Si la France et la Pologne ont déjà exprimé leur opposition, il faudra au moins quatre États réunissant 35% de la population européenne pour bloquer le texte. Autriche, Pays-Bas, Irlande ou Italie ont exprimé des réticences. L’Allemagne, l’Espagne, le Portugal au contraire sont favorables au traité, surtout parce que cela va développer leurs propres exportations.

« Nous sommes pour la souveraineté de nos nations, pour la souveraineté alimentaire. Nous n’allons rien céder, pas un millimètre », a déclaré Roberto Vannacci, eurodéputé italien du groupe des Patriotes pour l’Europe.

Un accueil timide

Cette « vision » de la Commission européenne a pour l’heure reçu un accueil timide des milieux écologistes et agricoles. Derrière ces mesures semblant répondre aux demandes des agriculteurs, rien n’explique véritablement comment elles vont être mises en œuvre et selon quelles contraintes.
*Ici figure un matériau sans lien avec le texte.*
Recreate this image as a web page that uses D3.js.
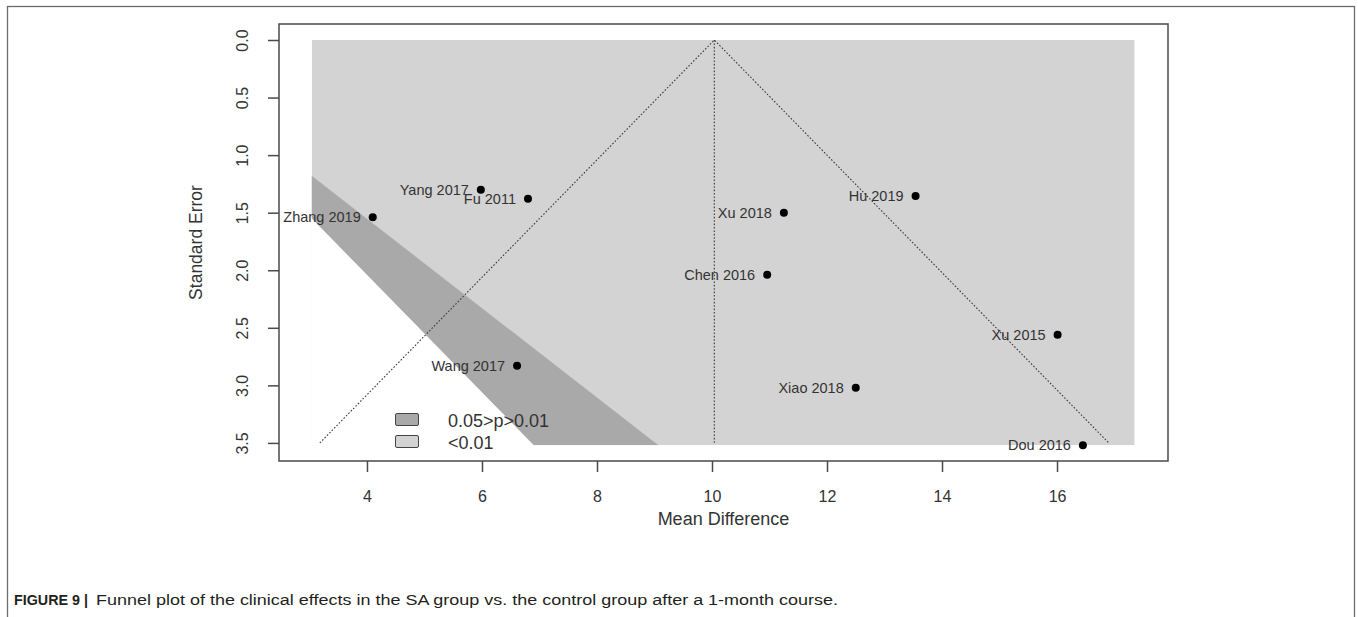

« Dans le monde agricole, ça sera : ‘Ok très bien il y a des déclarations d’intention, mais maintenant on attend du concret’ « , prédit Luc Vernet, de Farm Europe. Cette stratégie « d’apaisement ne suffira pas parce qu’on est dans un secteur qui est en perte de vitesse rapide », insiste-t-il.

Pour l’ONG Greenpeace, ce plan « ne fait presque rien pour réduire les menaces environnementales, climatiques et socio-économiques qui pèsent sur la plupart des agriculteurs ».